English SDH, French and Spanish subtitles are available.

The following special features are included:

  • Commentary with Director Bruce Beresford, Screenwriter Alfred Uhry and Producer Lili Fini Zanuck: All three participants were recorded separately and their comments edited together. Alfred Uhry offers the most information, offering lots of information about his grandmother and chauffer that inspired Driving Miss Daisy. Uhry and Beresford also discuss the changes that were made to the play to bring it to the screen. Zanuck describes the challenges of getting the film financed.
  • Things Are Changing: The Worlds of Hoke and Miss Daisy: (HD, 28:56) In this new documentary, focuses on the community of Atlanta before and during the Civil Rights Movement, providing a look at the city’s Jewish and African American communities. Several people with a connection to the original source material for Driving Miss Daisy offer their thoughts: Alfred Uhry, Morgan Freeman, Janice Rothschild Blumberg, a historian and member of the Atlanta Jewish community and  Dr. Robert Pratt, a historian at the University of Georgia and author of several books on the history of race relations in the south, among others.

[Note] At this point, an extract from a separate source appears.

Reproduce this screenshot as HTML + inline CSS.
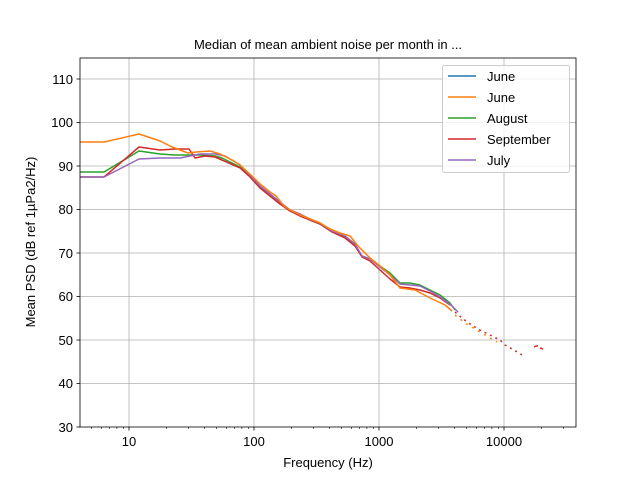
<!DOCTYPE html>
<html><head><meta charset="utf-8"><style>body{margin:0;background:#fff}svg{display:block}</style></head><body>
<svg width="640" height="480" viewBox="0 0 640 480" font-family="Liberation Sans, DejaVu Sans, sans-serif">
<rect width="640" height="480" fill="#fff"/>
<g stroke="#b0b0b0" stroke-width="0.8">
<line x1="129" y1="58" x2="129" y2="427"/><line x1="254" y1="58" x2="254" y2="427"/><line x1="379" y1="58" x2="379" y2="427"/><line x1="504" y1="58" x2="504" y2="427"/>
<line x1="80" y1="383.5" x2="576" y2="383.5"/><line x1="80" y1="340" x2="576" y2="340"/><line x1="80" y1="296.5" x2="576" y2="296.5"/><line x1="80" y1="253" x2="576" y2="253"/><line x1="80" y1="209.5" x2="576" y2="209.5"/><line x1="80" y1="166" x2="576" y2="166"/><line x1="80" y1="122.5" x2="576" y2="122.5"/><line x1="80" y1="79" x2="576" y2="79"/>
</g>
<g fill="none" stroke-width="1.5" stroke-linejoin="round">
<polyline stroke="#2ca02c" points="80,172 104,172 139,151 160,154 175,155 200,155 215,156 222,158 240,167 250,176 260,187 270,195 280,203 290,211 300,215 310,220 320,224 332,231 345,237 355,245 362,256 370,259 380,266 390,273 400,283 410,283 420,285 430,290 440,295 450,303 455,310"/>
<polyline stroke="#d62728" points="80,177 104,177 139,147 160,150 175,149 189,149 195,158 205,156 215,157 222,160 240,168 250,177 260,188 270,196 280,204 290,211 300,216 310,220 320,224 332,232 345,238 355,246 362,257 370,261 380,270 390,279 400,287 410,288 420,290 430,293 440,298 450,305"/>
<polyline stroke="#9467bd" points="80,177 104,177 139,159 160,158 180,158 200,154 215,154 225,156 240,165 250,175 260,186 270,194 280,202 290,210 300,214 310,219 320,223 332,231 345,236 355,244 362,256 370,259 380,267 390,275 400,284 410,285 420,286 430,291 440,297 452,306 458,312"/>
<polyline stroke="#ff7f0e" points="80,142 104,142 139,134 160,141 172,147 188,153 196,152 210,151 220,154 232,160 240,165 252,176 260,184 270,192 276,196 284,206 292,211 300,215 310,219 320,223 330,229 340,233 350,236 358,246 370,258 380,266 390,275 400,288 415,290 430,298 445,305 452,311"/>
<polyline stroke="#d62728" stroke-dasharray="2,4" points="455,312 462,318 470,324 480,330 490,335 500,340 505,345 512,349 524,356"/>
<polyline stroke="#ff7f0e" stroke-dasharray="2,5" points="455,315 465,323 475,329 497,342"/>
<polyline stroke="#d62728" points="534,347 536,346 538,346"/><polyline stroke="#d62728" points="540,348 543,349"/>
</g>
<rect x="80" y="58" width="496" height="369" fill="none" stroke="#000" stroke-width="0.8"/>
<g stroke="#000" stroke-width="0.6">
<path d="M91.4,427v2M101.3,427v2M109.6,427v2M116.9,427v2M123.3,427v2M166.6,427v2M188.6,427v2M204.3,427v2M216.4,427v2M226.3,427v2M234.6,427v2M241.9,427v2M248.3,427v2M291.6,427v2M313.6,427v2M329.3,427v2M341.4,427v2M351.3,427v2M359.6,427v2M366.9,427v2M373.3,427v2M416.6,427v2M438.6,427v2M454.3,427v2M466.4,427v2M476.3,427v2M484.6,427v2M491.9,427v2M498.3,427v2M541.6,427v2M563.6,427v2"/>
</g>
<g stroke="#000" stroke-width="0.8">
<line x1="129" y1="427" x2="129" y2="430.5"/><line x1="254" y1="427" x2="254" y2="430.5"/><line x1="379" y1="427" x2="379" y2="430.5"/><line x1="504" y1="427" x2="504" y2="430.5"/>
<line x1="76.5" y1="427" x2="80" y2="427"/><line x1="76.5" y1="383.5" x2="80" y2="383.5"/><line x1="76.5" y1="340" x2="80" y2="340"/><line x1="76.5" y1="296.5" x2="80" y2="296.5"/><line x1="76.5" y1="253" x2="80" y2="253"/><line x1="76.5" y1="209.5" x2="80" y2="209.5"/><line x1="76.5" y1="166" x2="80" y2="166"/><line x1="76.5" y1="122.5" x2="80" y2="122.5"/><line x1="76.5" y1="79" x2="80" y2="79"/>
</g>
<g font-size="13" fill="#000" text-anchor="end">
<text x="73" y="432">30</text><text x="73" y="388">40</text><text x="73" y="345">50</text><text x="73" y="301">60</text><text x="73" y="258">70</text><text x="73" y="214">80</text><text x="73" y="171">90</text><text x="73" y="127">100</text><text x="73" y="84">110</text>
</g>
<g font-size="13" fill="#000" text-anchor="middle">
<text x="129" y="446">10</text><text x="254" y="446">100</text><text x="379" y="446">1000</text><text x="504" y="446">10000</text>
<text x="328" y="467">Frequency (Hz)</text>
<text x="328" y="49">Median of mean ambient noise per month in ...</text>
<text transform="translate(35,242) rotate(-90)">Mean PSD (dB ref 1µPa2/Hz)</text>
</g>
<rect x="442.5" y="65.5" width="127" height="107" rx="2" fill="#fff" fill-opacity="0.8" stroke="#ccc"/>
<g stroke-width="1.5">
<line x1="448" y1="76" x2="476" y2="76" stroke="#1f77b4"/><line x1="448" y1="97" x2="476" y2="97" stroke="#ff7f0e"/><line x1="448" y1="118" x2="476" y2="118" stroke="#2ca02c"/><line x1="448" y1="139" x2="476" y2="139" stroke="#d62728"/><line x1="448" y1="160" x2="476" y2="160" stroke="#9467bd"/>
</g>
<g font-size="13" fill="#000">
<text x="487" y="81">June</text><text x="487" y="102">June</text><text x="487" y="123">August</text><text x="487" y="144">September</text><text x="487" y="165">July</text>
</g>
</svg>
</body></html>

  • Miss Daisy’s Journey: From Stage to Screen (SD, 18:36) This featurette finds Uhry, Beresford and Zanuck (along with producer Richard Zanuck) covering much of the same territory found in the audio commentary. The most interesting thing here are the remarks of make-up artists Lynn Barber and Kevin Haney on the challenges of a film in which the characters age by twenty-five years.

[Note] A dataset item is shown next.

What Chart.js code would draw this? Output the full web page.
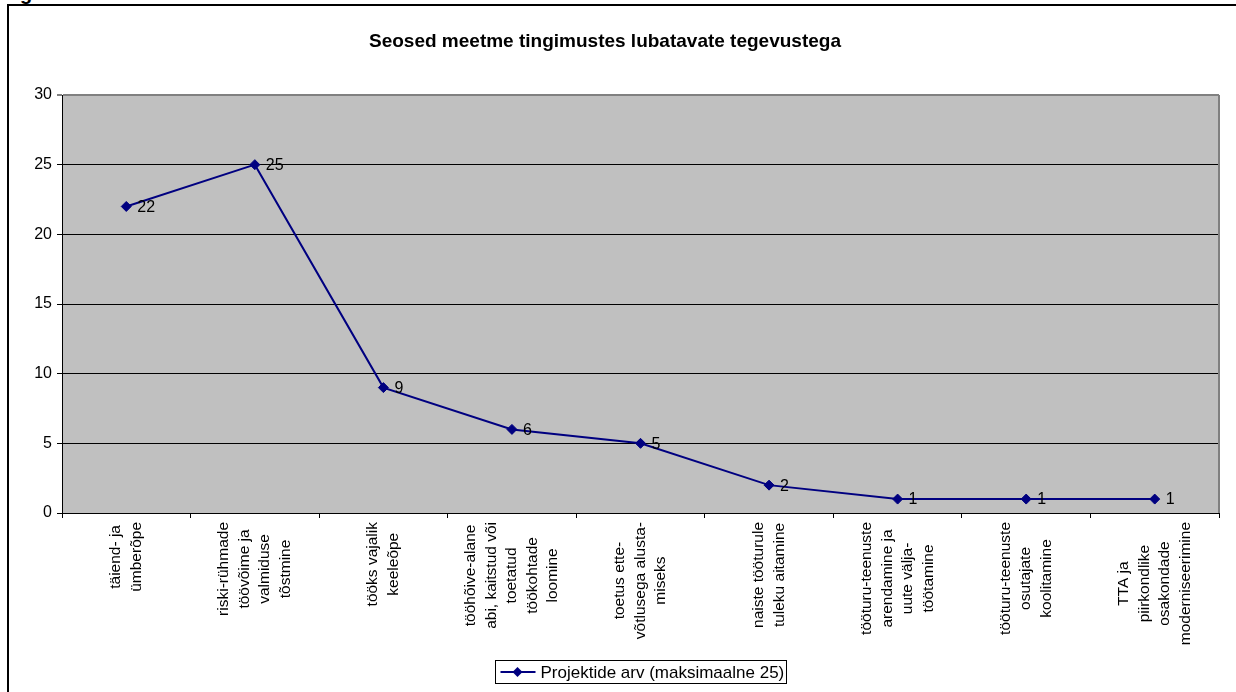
<!DOCTYPE html>
<html>
<head>
<meta charset="utf-8">
<title>Seosed meetme tingimustes lubatavate tegevustega</title>
<script src="https://cdn.jsdelivr.net/npm/chart.js@4.4.1/dist/chart.umd.min.js"></script>
<style>
  html, body { margin: 0; padding: 0; background: #fff; overflow: hidden; }
  #frame { position: absolute; left: 7px; top: 4px; width: 1240px; height: 700px;
           border-left: 2px solid #000; border-top: 2px solid #000; }
  #cut { position: absolute; left: 20px; top: -18px; line-height: 20px;
         font: bold 20px "Liberation Sans", Arial, sans-serif; }
  #chart { position: absolute; left: 0; top: 0; }
</style>
</head>
<body>
<div id="frame"></div>
<div id="cut">g</div>
<canvas id="chart" width="1236" height="692"></canvas>
<script>
const chartTitle = 'Seosed meetme tingimustes lubatavate tegevustega';
const seriesName = 'Projektide arv (maksimaalne 25)';

// category labels, one array of lines per category
const categories = [
  ['täiend- ja', 'ümberõpe'],
  ['riski-rühmade', 'töövõime ja', 'valmiduse', 'tõstmine'],
  ['tööks vajalik', 'keeleõpe'],
  ['tööhõive-alane', 'abi, kaitstud või', 'toetatud', 'töökohtade', 'loomine'],
  ['toetus ette-', 'võtlusega alusta-', 'miseks'],
  ['naiste tööturule', 'tuleku aitamine'],
  ['tööturu-teenuste', 'arendamine ja', 'uute välja-', 'töötamine'],
  ['tööturu-teenuste', 'osutajate', 'koolitamine'],
  ['TTA ja', 'piirkondlike', 'osakondade', 'moderniseerimine']
];
const projectCounts = [22, 25, 9, 6, 5, 2, 1, 1, 1];

const yMin = 0;
const yMax = 30;
const yStep = 5;

const FONT = '"Liberation Sans", Arial, sans-serif';
const NAVY = '#000080';

// grey plot background and grey right edge
const plotArea = {
  id: 'plotArea',
  beforeDraw(chart) {
    const { ctx, chartArea: a } = chart;
    ctx.save();
    ctx.fillStyle = '#c0c0c0';
    ctx.fillRect(a.left, a.top, a.right - a.left, a.bottom - a.top);
    ctx.restore();
  },
  beforeDatasetsDraw(chart) {
    const { ctx, chartArea: a } = chart;
    ctx.save();
    ctx.strokeStyle = '#808080';
    ctx.lineWidth = 2;
    ctx.beginPath();
    ctx.moveTo(a.right, a.top);
    ctx.lineTo(a.right, a.bottom);
    ctx.stroke();
    ctx.restore();
  }
};

// title, x labels (rotated, lines centred), value labels and legend
const textBits = {
  id: 'textBits',
  afterDatasetsDraw(chart) {
    const { ctx } = chart;
    const meta = chart.getDatasetMeta(0);
    const values = chart.data.datasets[0].data;
    ctx.save();
    ctx.font = '16px ' + FONT;
    ctx.fillStyle = '#000';
    ctx.textAlign = 'left';
    ctx.textBaseline = 'middle';
    meta.data.forEach((pt, i) => {
      ctx.fillText(String(values[i]), pt.x + 11, pt.y + 1);
    });
    ctx.restore();
  },
  afterDraw(chart) {
    const { ctx, chartArea: a } = chart;
    const xs = chart.scales.x;

    ctx.save();
    ctx.fillStyle = '#000';
    ctx.font = 'bold 19px ' + FONT;
    ctx.textAlign = 'center';
    ctx.textBaseline = 'middle';
    ctx.fillText(chartTitle, 605, 42);

    ctx.font = '15.5px ' + FONT;
    chart.data.labels.forEach((lines, i) => {
      const px = xs.getPixelForValue(i);
      const longest = Math.max(...lines.map(l => ctx.measureText(l).width));
      ctx.save();
      ctx.translate(px, xs.top + 9 + longest / 2);
      ctx.rotate(-Math.PI / 2);
      lines.forEach((line, k) => {
        ctx.fillText(line, 0, (k - (lines.length - 1) / 2) * 20.5);
      });
      ctx.restore();
    });

    // legend
    ctx.font = '17px ' + FONT;
    const tw = ctx.measureText(seriesName).width;
    const w = Math.round(tw + 47);
    const h = 23;
    const left = Math.round((a.left + a.right) / 2 - w / 2) + 0.5;
    const top = 660.5;
    const mid = top + h / 2;
    ctx.strokeStyle = '#000';
    ctx.lineWidth = 1;
    ctx.strokeRect(left, top, w, h);
    ctx.strokeStyle = NAVY;
    ctx.lineWidth = 2;
    ctx.beginPath();
    ctx.moveTo(left + 5, mid);
    ctx.lineTo(left + 40, mid);
    ctx.stroke();
    ctx.fillStyle = NAVY;
    ctx.beginPath();
    ctx.moveTo(left + 22, mid - 5);
    ctx.lineTo(left + 27, mid);
    ctx.lineTo(left + 22, mid + 5);
    ctx.lineTo(left + 17, mid);
    ctx.closePath();
    ctx.fill();
    ctx.fillStyle = '#000';
    ctx.textAlign = 'left';
    ctx.fillText(seriesName, left + 45, mid + 1);
    ctx.restore();
  }
};

new Chart(document.getElementById('chart'), {
  type: 'line',
  data: {
    labels: categories,
    datasets: [{
      label: seriesName,
      data: projectCounts,
      borderColor: NAVY,
      backgroundColor: NAVY,
      borderWidth: 2,
      tension: 0,
      fill: false,
      pointStyle: 'rectRot',
      pointRadius: 5,
      pointBackgroundColor: NAVY,
      pointBorderColor: NAVY,
      pointBorderWidth: 1
    }]
  },
  options: {
    responsive: false,
    animation: false,
    devicePixelRatio: 1,
    layout: { padding: { top: 95, right: 17, left: 0, bottom: 0 } },
    plugins: {
      legend: { display: false },
      title: { display: false },
      tooltip: { enabled: false }
    },
    scales: {
      x: {
        offset: true,
        grid: { offset: true, drawOnChartArea: false, drawTicks: true, tickLength: 5, color: '#000' },
        border: { color: '#000', width: 1 },
        ticks: { display: false },
        afterFit: s => { s.height = 179; }
      },
      y: {
        min: yMin,
        max: yMax,
        ticks: { stepSize: yStep, color: '#000', padding: 5, font: { family: FONT, size: 16 } },
        grid: {
          tickLength: 5,
          color: c => (c.tick && c.tick.value === yMax ? '#808080' : '#000'),
          lineWidth: c => (c.tick && c.tick.value === yMax ? 2 : 1)
        },
        border: { color: '#000', width: 1 },
        afterFit: s => { s.width = 62; }
      }
    }
  },
  plugins: [plotArea, textBits]
});
</script>
</body>
</html>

  • Jessica Tandy: Theater Legend to Screen Star (SD, 6:43) A tribute to the film’s Oscar winning female star. Alfred Uhry, Bruce Bereford and others offer their thoughts on Miss Tandy.
  • 1989 Vintage Making-Of (SD, 6:15) An EPK, featuring interviews with Jessica Tandy and Morgan Freeman.
  • Theatrical Trailer (SD, 2:20)
  • Digibook: The illustrated booklet includes biographical sketches of Tandy, Freeman, Aykroyd, Beresford and Uhry, as well as articles about the making of the film.